As I mentioned last time, SurveyUSA say that their poll shows the Democrats taking the White House whether Clinton or Obama is the nominee. However, in both cases it's a rather nail-biting victory, in a different way for each.
This chart illustrates the fight they face. We draw the states ordered by the margin of difference between the candidates, so the most heavily Democratic are on the left. The width of the bar indicates the number of electoral college votes, and the line across the middle is the half-way mark. Whichever candidate takes the state indicated by the middle line wins the election. Here's what the 2004 election looks like - it should be clear for example that if Ohio had gone the other way, then New Mexico and Iowa wouldn't have been enough to grant the Republicans victory. I've used the 2004 data to fill in DC's vote, since SurveyUSA didn't poll it.
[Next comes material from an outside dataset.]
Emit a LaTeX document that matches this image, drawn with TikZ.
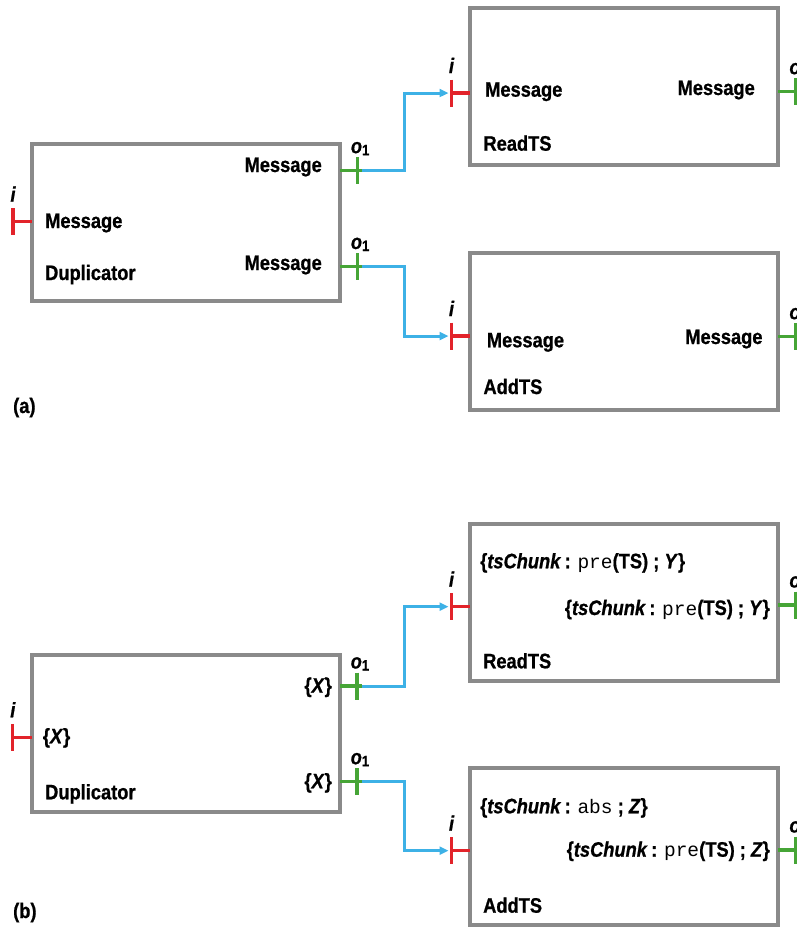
\documentclass[tikz,border=0pt]{standalone}
\usepackage{fontspec}
\setmainfont{Liberation Sans}[FakeStretch=0.87, BoldFeatures={FakeBold=0.8}, BoldItalicFeatures={FakeBold=0.8}]
\setmonofont{Liberation Mono}[Scale=0.93]
\usetikzlibrary{arrows.meta}
\definecolor{boxgray}{HTML}{8A8A8A}
\definecolor{portred}{HTML}{E2232A}
\definecolor{portgreen}{HTML}{46A536}
\definecolor{connblue}{HTML}{3DB1E6}
\tikzset{
  box/.style={draw=boxgray, line width=4pt, minimum width=308pt, minimum height=157pt, inner sep=0pt, outer sep=0pt},
  txt/.style={inner sep=0pt, font=\bfseries\fontsize{21}{24}\selectfont},
  lbl/.style={inner sep=0pt, font=\bfseries\itshape\fontsize{21}{24}\selectfont},
  redport/.style={draw=portred, line width=3.3pt},
  greenport/.style={draw=portgreen, line width=3.3pt},
  conn/.style={draw=connblue, line width=3pt, -{Triangle[length=9pt,width=8pt]}, shorten >=3pt},
}
\newcommand\InPort[1]{%
  \draw[redport] (#1) -- ++(-18.7,0) coordinate (#1-bar);
  \draw[redport] ([yshift=13.5pt]#1-bar) -- ([yshift=-13.5pt]#1-bar);
  \node[lbl, anchor=base] (#1-lbl) at ([yshift=20pt]#1-bar) {i};
}
\newcommand\OutPort[1]{%
  \draw[greenport] (#1) -- ++(22,0) coordinate (#1-end);
  \draw[greenport] ([xshift=17.5pt,yshift=13.5pt]#1) -- ([xshift=17.5pt,yshift=-13.5pt]#1);
  \node[lbl, anchor=base west] (#1-lbl) at ([xshift=11pt,yshift=17.5pt]#1) {o\raisebox{-2pt}{\upshape\fontsize{15}{15}\selectfont 1}};
}
\newcommand\TSline[3]{\{\textit{tsChunk}\,: {\mdseries\ttfamily #1}#2 ; \textit{#3}\}}
\begin{document}
\begin{tikzpicture}[x=1pt,y=-1pt]
\useasboundingbox (0,0) rectangle (797,932);
% ---------- (a) ----------
\node[box] (dupA)  at (185.7,222.5) {};
\node[box] (readA) at (624.2,86.4) {};
\node[box] (addA)  at (624.2,331.4) {};
\node[txt, anchor=base west] (dupA-t1) at (45,228) {Message};
\node[txt, anchor=base west] (dupA-t2) at (45,280) {Duplicator};
\node[txt, anchor=base east] (dupA-t3) at (322,172) {Message};
\node[txt, anchor=base east] (dupA-t4) at (322,270) {Message};
\node[txt, anchor=base west] (readA-t1) at (485,96.7) {Message};
\node[txt, anchor=base east] (readA-t2) at (755,95) {Message};
\node[txt, anchor=base west] (readA-t3) at (483.3,150.7) {ReadTS};
\node[txt, anchor=base west] (addA-t1) at (486.7,347.3) {Message};
\node[txt, anchor=base east] (addA-t2) at (762.7,344) {Message};
\node[txt, anchor=base west] (addA-t3) at (483.3,394) {AddTS};
\node[txt, anchor=base west] (labA) at (13,413) {(a)};
\coordinate (dupA-in) at (dupA.west |- 0,221.7);
\coordinate (dupA-o1) at (dupA.east |- 0,170.7);
\coordinate (dupA-o2) at (dupA.east |- 0,266.5);
\coordinate (readA-in) at (readA.west |- 0,93);
\coordinate (readA-out) at (readA.east |- 0,91.7);
\coordinate (addA-in) at (addA.west |- 0,336);
\coordinate (addA-out) at (addA.east |- 0,336.7);
\InPort{dupA-in}
\OutPort{dupA-o1}
\OutPort{dupA-o2}
\InPort{readA-in}
\OutPort{readA-out}
\InPort{addA-in}
\OutPort{addA-out}
\draw[conn] (dupA-o1-end) -- ++(42.7,0) |- (readA-in-bar);
\draw[conn] (dupA-o2-end) -- ++(42.7,0) |- (addA-in-bar);
% ---------- (b) ----------
\node[box] (dupB)  at (185.5,733) {};
\node[box] (readB) at (624.2,602.4) {};
\node[box] (addB)  at (624.2,846.2) {};
\node[txt, anchor=base west] (dupB-t1) at (42.7,743.3) {\{\textit{X}\}};
\node[txt, anchor=base west] (dupB-t2) at (45,799.3) {Duplicator};
\node[txt, anchor=base east] (dupB-t3) at (332,692.7) {\{\textit{X}\}};
\node[txt, anchor=base east] (dupB-t4) at (332,788.3) {\{\textit{X}\}};
\node[txt, anchor=base west] (readB-t1) at (480,568.3) {\TSline{pre}{(TS)}{Y}};
\node[txt, anchor=base east] (readB-t2) at (770,615) {\TSline{pre}{(TS)}{Y}};
\node[txt, anchor=base west] (readB-t3) at (483,668.3) {ReadTS};
\node[txt, anchor=base west] (addB-t1) at (480,813.3) {\TSline{abs}{}{Z}};
\node[txt, anchor=base east] (addB-t2) at (770,856.7) {\TSline{pre}{(TS)}{Z}};
\node[txt, anchor=base west] (addB-t3) at (483,912.7) {AddTS};
\node[txt, anchor=base west] (labB) at (13,918) {(b)};
\coordinate (dupB-in) at (dupB.west |- 0,737.3);
\coordinate (dupB-o1) at (dupB.east |- 0,686);
\coordinate (dupB-o2) at (dupB.east |- 0,781.7);
\coordinate (readB-in) at (readB.west |- 0,606.7);
\coordinate (readB-out) at (readB.east |- 0,605);
\coordinate (addB-in) at (addB.west |- 0,850.7);
\coordinate (addB-out) at (addB.east |- 0,850);
\InPort{dupB-in}
\OutPort{dupB-o1}
\OutPort{dupB-o2}
\InPort{readB-in}
\OutPort{readB-out}
\InPort{addB-in}
\OutPort{addB-out}
\draw[conn] (dupB-o1-end) -- ++(42.7,0) |- (readB-in-bar);
\draw[conn] (dupB-o2-end) -- ++(42.7,0) |- (addB-in-bar);
\end{tikzpicture}
\end{document}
(This shows only the middle of the chart - click on the chart to see a wider version with all 50 states and DC)
Clinton wins the election according to this poll, because she wins Pennsylvania; however, she wins it by a 1%. Flip Pennsylvania the other way - or any state with eight or more electoral votes - and the election goes the other way.
For Obama things are even scarier. You can see that he lifts the Democratic vote overall - the blue area is thicker overall and the red thinner - but both Virginia and New Jersey are shown as tied with McCain, and Obama needs one of them to win. If either goes Blue then Obama is in, but if the Republicans can keep Virginia and take New Jersey they get another four years. Unless Obama can take Texas from them, in which case its 34 electoral votes will give the Democrats a huge victory even if they lose some smaller states like New Hampshire along the way.